%%

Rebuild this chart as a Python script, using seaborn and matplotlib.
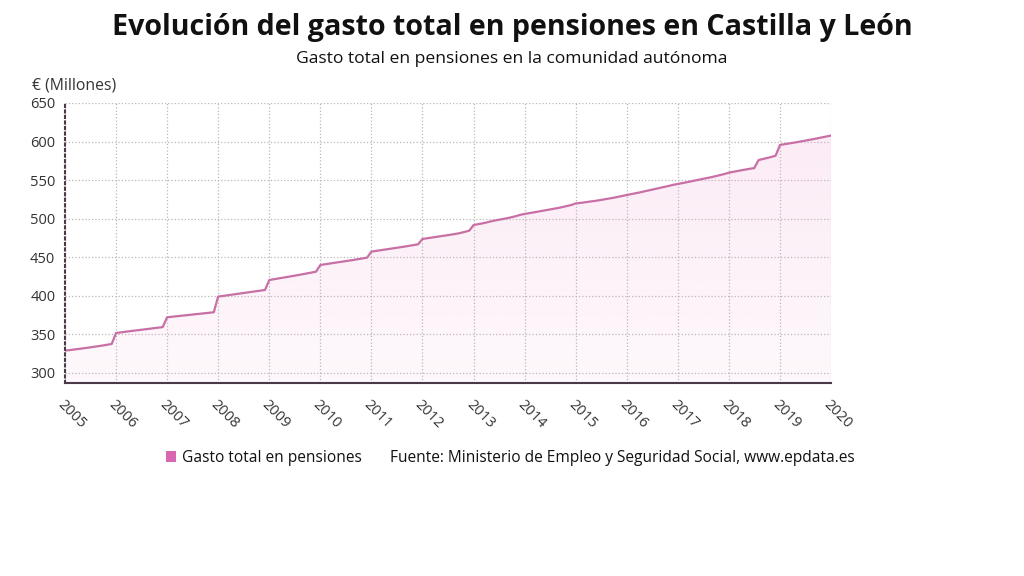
import numpy as np
import pandas as pd
import matplotlib
matplotlib.use('Agg')
import matplotlib.pyplot as plt
import seaborn as sns
from matplotlib.patches import Patch

# Monthly total pension spending in Castilla y León (million EUR)
y2005 = [329.0, 329.6, 330.3, 331.0, 331.7, 332.4, 333.2, 334.0, 334.8, 335.7, 336.6, 337.6]
y2006 = [351.8, 352.6, 353.3, 354.0, 354.7, 355.4, 356.0, 356.7, 357.4, 358.1, 358.8, 359.5]
y2007 = [372.2, 372.8, 373.4, 374.0, 374.6, 375.2, 375.8, 376.4, 377.0, 377.5, 378.1, 378.7]
y2008 = [399.0, 399.8, 400.5, 401.3, 402.0, 402.8, 403.6, 404.4, 405.2, 406.0, 406.8, 407.6]
y2009 = [420.5, 421.5, 422.4, 423.3, 424.2, 425.2, 426.2, 427.1, 428.1, 429.2, 430.3, 431.3]
y2010 = [440.0, 440.9, 441.7, 442.5, 443.3, 444.1, 445.0, 445.8, 446.7, 447.6, 448.5, 449.5]
y2011 = [457.3, 458.2, 459.0, 459.8, 460.6, 461.4, 462.3, 463.1, 464.0, 465.0, 465.9, 466.8]
y2012 = [473.7, 474.6, 475.4, 476.2, 477.0, 477.8, 478.7, 479.6, 480.5, 481.6, 483.0, 484.5]
y2013 = [491.8, 492.8, 493.8, 495.0, 496.4, 497.6, 498.6, 499.6, 500.8, 502.0, 503.4, 505.0]
y2014 = [506.2, 507.1, 508.0, 509.0, 510.0, 511.0, 512.0, 513.0, 514.0, 515.2, 516.5, 517.8]
y2015 = [519.8, 520.4, 521.1, 521.8, 522.6, 523.4, 524.3, 525.2, 526.2, 527.2, 528.4, 529.6]
y2016 = [530.7, 531.8, 532.9, 534.0, 535.2, 536.4, 537.6, 538.8, 540.0, 541.3, 542.7, 544.0]
y2017 = [545.0, 546.1, 547.2, 548.3, 549.4, 550.5, 551.6, 552.8, 554.0, 555.3, 556.6, 558.0]
y2018 = [559.7, 560.8, 561.8, 562.8, 563.8, 564.8, 565.6, 576.0, 577.3, 578.7, 580.1, 581.7]
y2019 = [595.6, 596.5, 597.4, 598.3, 599.2, 600.2, 601.2, 602.2, 603.3, 604.4, 605.5, 606.7]
y2020 = [607.8]

gasto = (y2005 + y2006 + y2007 + y2008 + y2009 + y2010 + y2011 + y2012 + y2013
         + y2014 + y2015 + y2016 + y2017 + y2018 + y2019 + y2020)
fechas = pd.date_range('2005-01-01', periods=len(gasto), freq='MS')
year_ticks = list(range(2005, 2021))
y_ticks = [300, 350, 400, 450, 500, 550, 600, 650]

df = pd.DataFrame({'fecha': fechas, 'gasto': gasto})

line_color = '#c86fa6'
text_color = '#333333'
y_min = 287

sns.set_style('white')
plt.rcParams['font.family'] = ['Open Sans', 'DejaVu Sans']

fig = plt.figure(figsize=(10.24, 5.76), dpi=100)
ax = fig.add_axes([65 / 1024, 1 - 383 / 576, (831 - 65) / 1024, (383 - 103) / 576])

sns.lineplot(data=df, x='fecha', y='gasto', ax=ax, color=line_color, linewidth=1.6)

# soft vertical gradient under the line
fill = ax.fill_between(df['fecha'], df['gasto'], y_min, color='none', linewidth=0)
grad = np.linspace(0.22, 0.08, 256).reshape(-1, 1)
rgba = np.zeros((256, 1, 4))
rgba[..., :3] = matplotlib.colors.to_rgb('#f0a8d2')
rgba[..., 3] = grad
x0, x1 = matplotlib.dates.date2num(fechas[0]), matplotlib.dates.date2num(fechas[-1])
img = ax.imshow(rgba, extent=[x0, x1, y_min, max(gasto)], origin='upper',
                aspect='auto', zorder=1)
img.set_clip_path(fill.get_paths()[0], transform=ax.transData)

ax.set_ylim(y_min, 650)
ax.set_xlim(pd.Timestamp('2005-01-01'), pd.Timestamp('2020-01-01'))
ax.set_yticks(y_ticks)
ax.set_yticklabels([str(v) for v in y_ticks], fontsize=10.5, color=text_color)
xt = [pd.Timestamp(f'{y}-01-01') for y in year_ticks]
ax.set_xticks(xt)
ax.set_xticklabels([str(y) for y in year_ticks], rotation=-45, ha='left', va='top',
                   rotation_mode='anchor', fontsize=10.5, color=text_color)
ax.tick_params(axis='x', length=4, width=1, color='#4a3a48', pad=6)
ax.tick_params(axis='y', length=4, width=1, color='#4a3a48', pad=3)

ax.grid(True, linestyle=':', color='#b8b8b8', linewidth=0.9)
ax.set_axisbelow(True)
for side in ['top', 'right']:
    ax.spines[side].set_visible(False)
ax.spines['bottom'].set_color('#4a3a48')
ax.spines['bottom'].set_linewidth(1.5)
ax.spines['left'].set_color('#4a3a48')
ax.spines['left'].set_linestyle(':')
ax.spines['left'].set_linewidth(1.5)
ax.set_xlabel('')
ax.set_ylabel('')

fig.text(0.5, 1 - 27 / 576, 'Evolución del gasto total en pensiones en Castilla y León',
         ha='center', va='center', fontsize=20.6, fontweight='bold', color='#111111')
fig.text(512 / 1024, 1 - 59 / 576, 'Gasto total en pensiones en la comunidad autónoma',
         ha='center', va='center', fontsize=12.6, color='#111111')
fig.text(32 / 1024, 1 - 86 / 576, '€ (Millones)', ha='left', va='center',
         fontsize=11.3, color=text_color)

handle = Patch(facecolor='#d966b0', edgecolor='none')
fig.legend([handle], ['Gasto total en pensiones'], loc='center left',
           bbox_to_anchor=(152 / 1024, 1 - 458 / 576), frameon=False,
           fontsize=11.2, handlelength=0.65, handleheight=0.65, handletextpad=0.35,
           labelcolor='#111111')
fig.text(390 / 1024, 1 - 458 / 576,
         'Fuente: Ministerio de Empleo y Seguridad Social, www.epdata.es',
         ha='left', va='center', fontsize=11.2, color='#111111')

fig.savefig('out.png', dpi=100)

%%

* Exercise objective
Everything from the first line of the listing above through the line that contains "from matplotlib.patches import Patch" is to be restated word for word, minus the pictures.

* Response to the exercise
Rebuild this chart as a Python script, using seaborn and matplotlib.
import numpy as np
import pandas as pd
import matplotlib
matplotlib.use('Agg')
import matplotlib.pyplot as plt
import seaborn as sns
from matplotlib.patches import Patch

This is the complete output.